A police chief in China’s remote Xinjiang region has been detained after expressing concerns over the mass detention of fellow ethnic Uyghurs in his township, Radio Free Asia reported.
Himit Qari, the chief of Ucha township in Kuchar county, was detained after criticizing the detention policies during a gathering at a friend’s house earlier this year, RFA said in an Oct. 21 report.
According to a source from Kuchar, the police chief was summoned by the Kuchar County Public Security Bureau’s disciplinary office for questioning, taken to prison pending further investigation, and accused of “revealing state secrets.”
Some one million Uyghurs and Muslims from other ethnic minorities have been placed in sprawling detention camps, according to rights groups and former Uyghur detainees. China says the camps provide vocational training and prevent against religious extremism.
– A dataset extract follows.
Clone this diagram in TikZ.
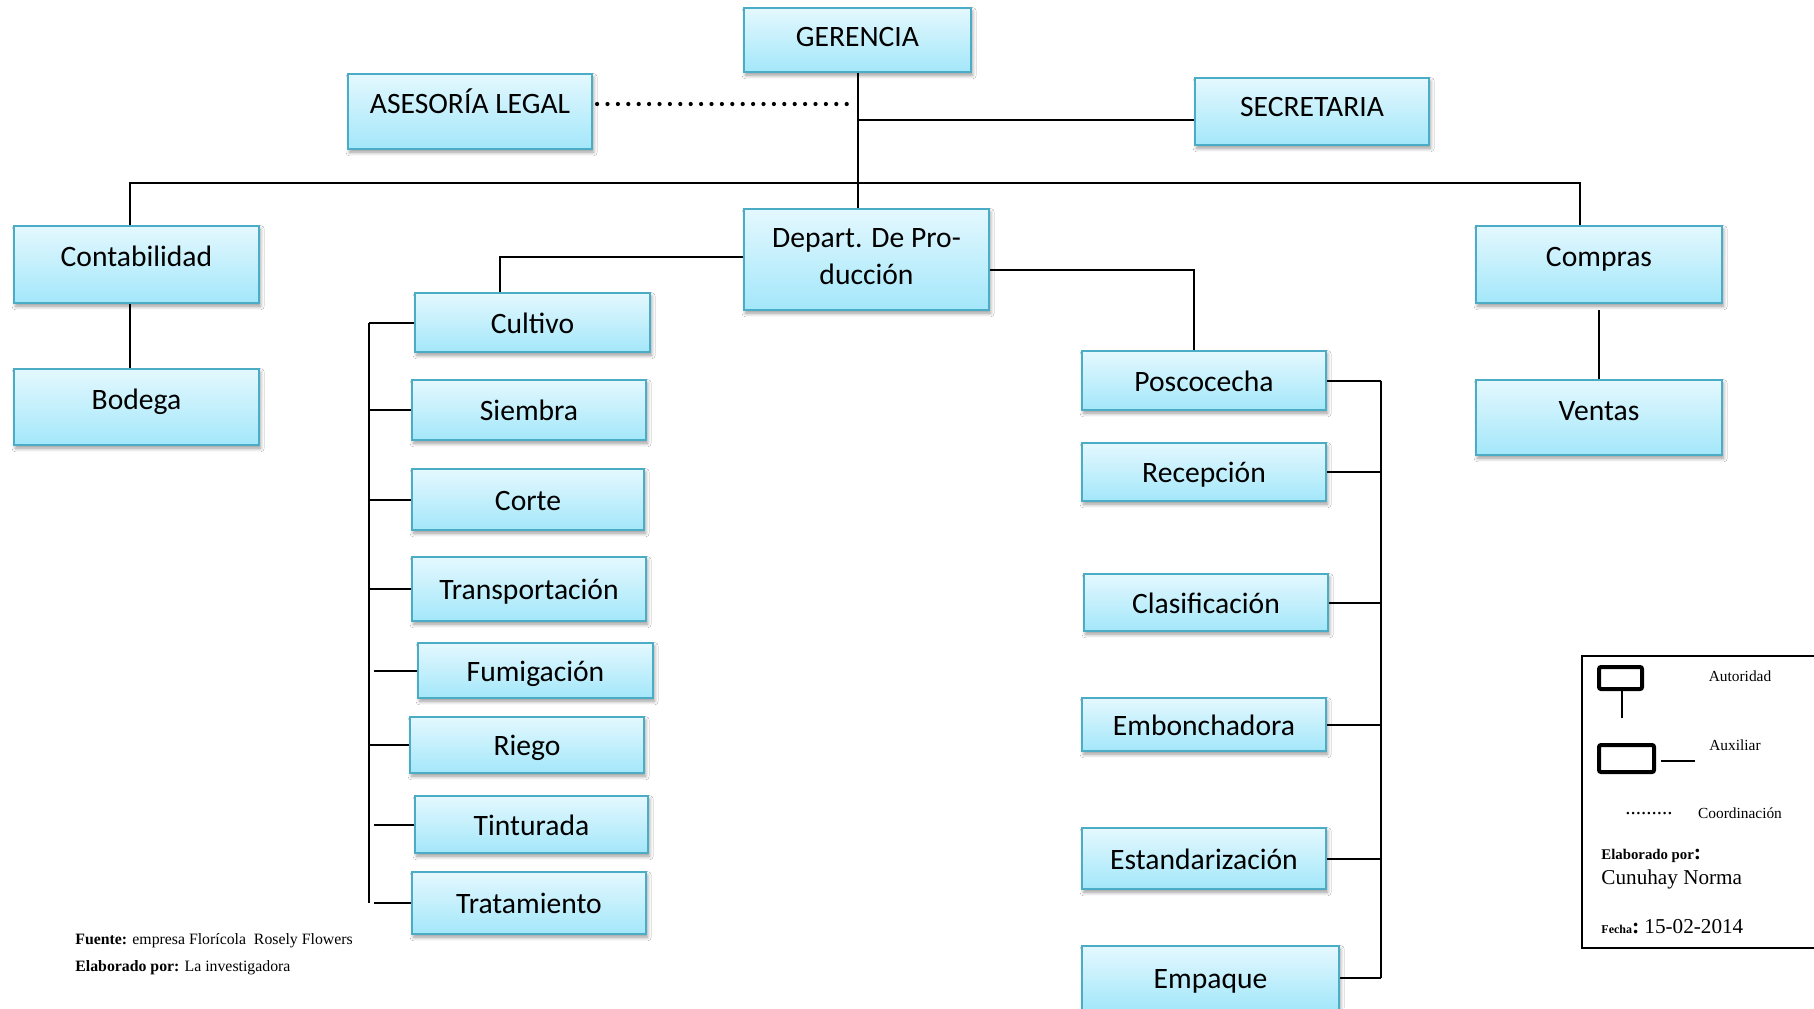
\documentclass[tikz,border=0pt]{standalone}
\usepackage{fontspec}
\setmainfont{Carlito}
\newfontfamily\serifface{Liberation Serif}
\usetikzlibrary{calc,shadows.blur}

\definecolor{boxedge}{HTML}{4BACC6}
\definecolor{boxtop}{HTML}{E4F8FE}
\definecolor{boxbottom}{HTML}{A3E7FA}

\tikzset{
  orgbox/.style={draw=boxedge, line width=1.1pt, top color=boxtop, bottom color=boxbottom,
    inner sep=0pt, font=\fontsize{14.8}{18.5}\selectfont,
    blur shadow={shadow xshift=0.8pt, shadow yshift=-1.6pt, shadow blur radius=1.8pt, shadow opacity=40}},
  lbl/.style={text height=13.5pt, text depth=#1},
  lbl/.default=3pt,
  sz/.style 2 args={minimum width=#1, minimum height=#2},
  link/.style={line width=1pt, black},
  coordline/.style={line width=2.1pt, black, line cap=round, dash pattern=on 0pt off 5.2pt},
  keybox/.style={draw=black, line width=2pt, rounded corners=1pt, inner sep=0pt},
  keytext/.style={font=\serifface\fontsize{7.7}{9}\selectfont, inner sep=0pt},
  notetext/.style={font=\serifface\fontsize{7.9}{9}\selectfont, inner sep=0pt, anchor=west},
}

\begin{document}
\begin{tikzpicture}[x=0.5pt, y=-0.5pt]
  \fill[white] (0,0) rectangle (1814,1008);
  \useasboundingbox (0,0) rectangle (1814,1008);

  % top level
  \node[orgbox, lbl=7pt, sz={113.5pt}{32pt}] (ger) at (857.5,40) {GERENCIA};
  \node[orgbox, lbl=11.6pt, sz={122pt}{37.5pt}] (ase) at (470,111.5) {ASESORÍA LEGAL};
  \node[orgbox, lbl=8.8pt, sz={117pt}{33.5pt}] (sec) at (1312,111.5) {SECRETARIA};

  % second level
  \node[orgbox, lbl=11.6pt, sz={122.5pt}{38.5pt}] (cont) at (136.5,264.5) {Contabilidad};
  \node[orgbox, lbl=11.1pt, sz={122.5pt}{38pt}] (bod) at (136.5,407) {Bodega};
  \node[orgbox, lbl=11.6pt, sz={123pt}{38.5pt}] (comp) at (1599,264.5) {Compras};
  \node[orgbox, lbl=10.5pt, sz={123pt}{37.5pt}] (vent) at (1599,417.5) {Ventas};
  \node[orgbox, align=center, sz={122.5pt}{50.5pt}] (dep) at (866.5,259.5)
    {Depart. De Pro-\\ducción\rule[-3.5pt]{0pt}{0pt}};

  % production, field side
  \node[orgbox, lbl, sz={117.5pt}{29.5pt}] (cult) at (532.5,322.5) {Cultivo};
  \node[orgbox, lbl, sz={117pt}{30pt}] (siem) at (529,410) {Siembra};
  \node[orgbox, lbl, sz={116pt}{30.5pt}] (cort) at (528,499.5) {Corte};
  \node[orgbox, lbl, sz={117pt}{32pt}] (trans) at (529,589) {Transportación};
  \node[orgbox, lbl, sz={117.5pt}{27.5pt}] (fum) at (535.5,670.5) {Fumigación};
  \node[orgbox, lbl, sz={117pt}{28pt}] (rieg) at (527,745) {Riego};
  \node[orgbox, lbl, sz={116.5pt}{28.5pt}] (tint) at (531.5,824.5) {Tinturada};
  \node[orgbox, lbl, sz={117pt}{31pt}] (trat) at (529,903) {Tratamiento};

  % production, post-harvest side
  \node[orgbox, lbl, sz={122pt}{29.5pt}] (posc) at (1204,380.5) {Poscocecha};
  \node[orgbox, lbl, sz={122pt}{29pt}] (recep) at (1204,472) {Recepción};
  \node[orgbox, lbl, sz={122pt}{28.5pt}] (clas) at (1206,602.5) {Clasificación};
  \node[orgbox, lbl, sz={122pt}{26.5pt}] (embo) at (1204,724.5) {Embonchadora};
  \node[orgbox, lbl, sz={122pt}{30.5pt}] (esta) at (1204,858.5) {Estandarización};
  \node[orgbox, lbl, sz={128.5pt}{32pt}] (empa) at (1210.5,978) {Empaque};

  % helper coordinates for the bus lines
  \coordinate (busL) at (130,183);
  \coordinate (busR) at (1580,183);
  \coordinate (lbx) at (369,0);
  \coordinate (rbx) at (1381,0);
  \coordinate (cultx) at (500,0);
  \coordinate (poscx) at (1194,0);

  % trunk and staff links
  \draw[link] (ger.south) -- (ger.south |- dep.north);
  \draw[link] (sec.west |- 0,120) -- (ger.south |- 0,120);
  \draw[coordline] ($(ase.east)+(4,-7.5)$) -- ($(ger.south |- 0,104)+(-3,0)$);

  % main horizontal bus
  \draw[link] (cont.north -| busL) -- (busL) -- (busR) -- (comp.north -| busR);
  \draw[link] (cont.south -| busL) -- (bod.north -| busL);
  \draw[link] ($(comp.south)+(0,6)$) -- (vent.north);

  % production branches
  \draw[link] ($(dep.west)+(0,-2.5)$) -| (cult.north -| cultx);
  \draw[link] ($(dep.east)+(0,10.5)$) -| (posc.north -| poscx);

  % field side bracket
  \draw[link] (cult.west -| lbx) -- (trat.west -| lbx);
  \draw[link] (cult.west) -- (cult.west -| lbx);
  \draw[link] (siem.west) -- (siem.west -| lbx);
  \draw[link] (cort.west) -- (cort.west -| lbx);
  \draw[link] (trans.west) -- (trans.west -| lbx);
  \draw[link] (fum.west) -- ($(fum.west -| lbx)+(5,0)$);
  \draw[link] (rieg.west) -- (rieg.west -| lbx);
  \draw[link] (tint.west) -- ($(tint.west -| lbx)+(5,0)$);
  \draw[link] (trat.west) -- ($(trat.west -| lbx)+(5,0)$);

  % post-harvest bracket
  \draw[link] (posc.east -| rbx) -- (empa.east -| rbx);
  \draw[link] (posc.east) -- (posc.east -| rbx);
  \draw[link] (recep.east) -- (recep.east -| rbx);
  \draw[link] (clas.east) -- (clas.east -| rbx);
  \draw[link] (embo.east) -- (embo.east -| rbx);
  \draw[link] (esta.east) -- (esta.east -| rbx);
  \draw[link] (empa.east) -- (empa.east -| rbx);

  % legend
  \draw[line width=0.8pt] (1814,656) -- (1582,656) -- (1582,948) -- (1814,948);
  \node[keybox, minimum width=21.5pt, minimum height=11pt] (kauth) at (1620.5,678) {};
  \coordinate (kauthend) at (1622,718);
  \draw[line width=1pt] (kauth.south -| kauthend) -- (kauthend);
  \node[keytext] (tauth) at (1740,676) {Autoridad};
  \node[keybox, minimum width=27.5pt, minimum height=13.5pt] (kaux) at (1626.5,758.5) {};
  \coordinate (kauxend) at (1695,761);
  \draw[line width=1pt] ($(kaux.east)+(5,2.5)$) -- (kauxend);
  \node[keytext] (taux) at (1735,745) {Auxiliar};
  \node[keytext, font=\serifface\fontsize{10.5}{12}\selectfont] (kdots) at (1649,814) {.........};
  \node[keytext] (tcoord) at (1740,813) {Coordinación};
  \node[inner sep=0pt, anchor=west, font=\serifface] (elab) at (1601,856)
    {\fontsize{7.4}{9}\selectfont\bfseries Elaborado por{\fontsize{11}{11}\selectfont:}};
  \node[inner sep=0pt, anchor=west, font=\serifface\fontsize{10.6}{12}\selectfont] (autor) at (1601,879) {Cunuhay Norma};
  \node[inner sep=0pt, anchor=west, font=\serifface] (fecha) at (1601,927)
    {{\fontsize{6}{7}\selectfont\bfseries Fecha}{\fontsize{11}{11}\selectfont\bfseries:}\ {\fontsize{10.6}{12}\selectfont 15-02-2014}};

  % source notes
  \node[notetext] (fuente) at (75,941) {\textbf{Fuente:} empresa Florícola\ \ Rosely Flowers};
  \node[notetext] (elabnote) at (75,968) {\textbf{Elaborado por:} La investigadora};
\end{tikzpicture}
\end{document}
But diplomats and rights groups have called for unfettered access, amid fears about camp conditions and treatment of those inside.
The source, who spoke to RFA on condition of anonymity, said the police chief indicated during the party that “many people died” in a camp in Ucha, where he had been responsible for enforcing the internment policies. He did not provide details about the claims, the source said.
An officer at the Kuchar County Public Security Bureau told RFA that the police chief “was detained because he expressed sympathy towards detainees who died in the camp” but did not give further details.
The U.S. government has announced visa restrictions on Chinese officials suspected of involvement in the detentions, accusing Beijing of human rights abuses. Washington has also blacklisted 28 Chinese companies, government offices and security bureaus from buying U.S. products or importing American technology.
China has called the U.S. accusations “groundless and senseless.”